Prompt - Make an exact copy of the entries below.

Data in this exercise -
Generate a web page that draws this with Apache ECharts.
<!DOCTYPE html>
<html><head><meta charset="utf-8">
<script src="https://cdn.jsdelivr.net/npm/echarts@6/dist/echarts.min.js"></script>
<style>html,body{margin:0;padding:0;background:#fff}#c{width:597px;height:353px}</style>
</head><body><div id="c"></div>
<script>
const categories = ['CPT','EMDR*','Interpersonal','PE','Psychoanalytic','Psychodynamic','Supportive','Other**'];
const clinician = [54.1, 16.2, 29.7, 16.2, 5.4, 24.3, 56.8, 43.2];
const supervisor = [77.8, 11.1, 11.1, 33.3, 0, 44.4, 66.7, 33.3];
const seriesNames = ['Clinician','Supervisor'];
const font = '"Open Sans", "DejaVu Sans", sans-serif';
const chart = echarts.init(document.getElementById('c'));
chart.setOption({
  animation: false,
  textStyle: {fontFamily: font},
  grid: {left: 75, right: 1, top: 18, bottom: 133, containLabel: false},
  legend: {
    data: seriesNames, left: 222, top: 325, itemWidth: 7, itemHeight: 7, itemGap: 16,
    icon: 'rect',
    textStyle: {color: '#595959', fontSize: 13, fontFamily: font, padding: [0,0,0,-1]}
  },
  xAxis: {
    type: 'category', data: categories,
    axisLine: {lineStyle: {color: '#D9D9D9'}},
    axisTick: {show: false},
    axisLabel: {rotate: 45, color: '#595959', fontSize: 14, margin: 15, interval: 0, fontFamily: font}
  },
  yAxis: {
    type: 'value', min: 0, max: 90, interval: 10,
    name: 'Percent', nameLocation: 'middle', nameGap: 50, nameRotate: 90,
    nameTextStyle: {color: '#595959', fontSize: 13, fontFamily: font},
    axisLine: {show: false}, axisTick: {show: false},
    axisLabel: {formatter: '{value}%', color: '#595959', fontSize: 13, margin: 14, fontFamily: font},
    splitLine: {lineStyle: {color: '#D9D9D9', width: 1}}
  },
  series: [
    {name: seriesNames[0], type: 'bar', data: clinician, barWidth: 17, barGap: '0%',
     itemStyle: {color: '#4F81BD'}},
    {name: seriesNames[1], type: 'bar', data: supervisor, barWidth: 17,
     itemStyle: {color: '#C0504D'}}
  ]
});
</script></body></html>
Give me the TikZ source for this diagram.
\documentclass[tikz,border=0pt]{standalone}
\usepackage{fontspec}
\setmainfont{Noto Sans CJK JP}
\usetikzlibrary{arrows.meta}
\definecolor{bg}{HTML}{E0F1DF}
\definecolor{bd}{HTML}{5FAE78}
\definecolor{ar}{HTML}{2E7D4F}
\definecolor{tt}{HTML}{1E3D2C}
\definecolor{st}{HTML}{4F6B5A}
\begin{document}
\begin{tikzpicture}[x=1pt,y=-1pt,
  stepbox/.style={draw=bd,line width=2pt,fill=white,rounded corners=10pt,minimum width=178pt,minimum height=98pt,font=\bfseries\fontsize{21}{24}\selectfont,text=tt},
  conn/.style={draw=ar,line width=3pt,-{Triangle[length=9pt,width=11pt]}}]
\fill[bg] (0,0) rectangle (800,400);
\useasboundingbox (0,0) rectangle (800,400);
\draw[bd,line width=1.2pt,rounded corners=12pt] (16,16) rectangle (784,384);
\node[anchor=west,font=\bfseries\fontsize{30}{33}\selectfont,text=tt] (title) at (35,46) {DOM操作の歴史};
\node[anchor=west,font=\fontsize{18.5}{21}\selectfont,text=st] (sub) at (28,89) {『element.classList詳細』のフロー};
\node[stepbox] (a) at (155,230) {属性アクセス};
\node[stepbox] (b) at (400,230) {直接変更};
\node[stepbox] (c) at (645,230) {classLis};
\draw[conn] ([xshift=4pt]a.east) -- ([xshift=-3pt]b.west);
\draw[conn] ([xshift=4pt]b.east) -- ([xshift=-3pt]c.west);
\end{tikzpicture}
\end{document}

Output -
Generate a web page that draws this with Apache ECharts.
<!DOCTYPE html>
<html><head><meta charset="utf-8">
<script src="https://cdn.jsdelivr.net/npm/echarts@6/dist/echarts.min.js"></script>
<style>html,body{margin:0;padding:0;background:#fff}#c{width:597px;height:353px}</style>
</head><body><div id="c"></div>
<script>
const categories = ['CPT','EMDR*','Interpersonal','PE','Psychoanalytic','Psychodynamic','Supportive','Other**'];
const clinician = [54.1, 16.2, 29.7, 16.2, 5.4, 24.3, 56.8, 43.2];
const supervisor = [77.8, 11.1, 11.1, 33.3, 0, 44.4, 66.7, 33.3];
const seriesNames = ['Clinician','Supervisor'];
const font = '"Open Sans", "DejaVu Sans", sans-serif';
const chart = echarts.init(document.getElementById('c'));
chart.setOption({
  animation: false,
  textStyle: {fontFamily: font},
  grid: {left: 75, right: 1, top: 18, bottom: 133, containLabel: false},
  legend: {
    data: seriesNames, left: 222, top: 325, itemWidth: 7, itemHeight: 7, itemGap: 16,
    icon: 'rect',
    textStyle: {color: '#595959', fontSize: 13, fontFamily: font, padding: [0,0,0,-1]}
  },
  xAxis: {
    type: 'category', data: categories,
    axisLine: {lineStyle: {color: '#D9D9D9'}},
    axisTick: {show: false},
    axisLabel: {rotate: 45, color: '#595959', fontSize: 14, margin: 15, interval: 0, fontFamily: font}
  },
  yAxis: {
    type: 'value', min: 0, max: 90, interval: 10,
    name: 'Percent', nameLocation: 'middle', nameGap: 50, nameRotate: 90,
    nameTextStyle: {color: '#595959', fontSize: 13, fontFamily: font},
    axisLine: {show: false}, axisTick: {show: false},
    axisLabel: {formatter: '{value}%', color: '#595959', fontSize: 13, margin: 14, fontFamily: font},
    splitLine: {lineStyle: {color: '#D9D9D9', width: 1}}
  },
  series: [
    {name: seriesNames[0], type: 'bar', data: clinician, barWidth: 17, barGap: '0%',
     itemStyle: {color: '#4F81BD'}},
    {name: seriesNames[1], type: 'bar', data: supervisor, barWidth: 17,
     itemStyle: {color: '#C0504D'}}
  ]
});
</script></body></html>
Give me the TikZ source for this diagram.
\documentclass[tikz,border=0pt]{standalone}
\usepackage{fontspec}
\setmainfont{Noto Sans CJK JP}
\usetikzlibrary{arrows.meta}
\definecolor{bg}{HTML}{E0F1DF}
\definecolor{bd}{HTML}{5FAE78}
\definecolor{ar}{HTML}{2E7D4F}
\definecolor{tt}{HTML}{1E3D2C}
\definecolor{st}{HTML}{4F6B5A}
\begin{document}
\begin{tikzpicture}[x=1pt,y=-1pt,
  stepbox/.style={draw=bd,line width=2pt,fill=white,rounded corners=10pt,minimum width=178pt,minimum height=98pt,font=\bfseries\fontsize{21}{24}\selectfont,text=tt},
  conn/.style={draw=ar,line width=3pt,-{Triangle[length=9pt,width=11pt]}}]
\fill[bg] (0,0) rectangle (800,400);
\useasboundingbox (0,0) rectangle (800,400);
\draw[bd,line width=1.2pt,rounded corners=12pt] (16,16) rectangle (784,384);
\node[anchor=west,font=\bfseries\fontsize{30}{33}\selectfont,text=tt] (title) at (35,46) {DOM操作の歴史};
\node[anchor=west,font=\fontsize{18.5}{21}\selectfont,text=st] (sub) at (28,89) {『element.classList詳細』のフロー};
\node[stepbox] (a) at (155,230) {属性アクセス};
\node[stepbox] (b) at (400,230) {直接変更};
\node[stepbox] (c) at (645,230) {classLis};
\draw[conn] ([xshift=4pt]a.east) -- ([xshift=-3pt]b.west);
\draw[conn] ([xshift=4pt]b.east) -- ([xshift=-3pt]c.west);
\end{tikzpicture}
\end{document}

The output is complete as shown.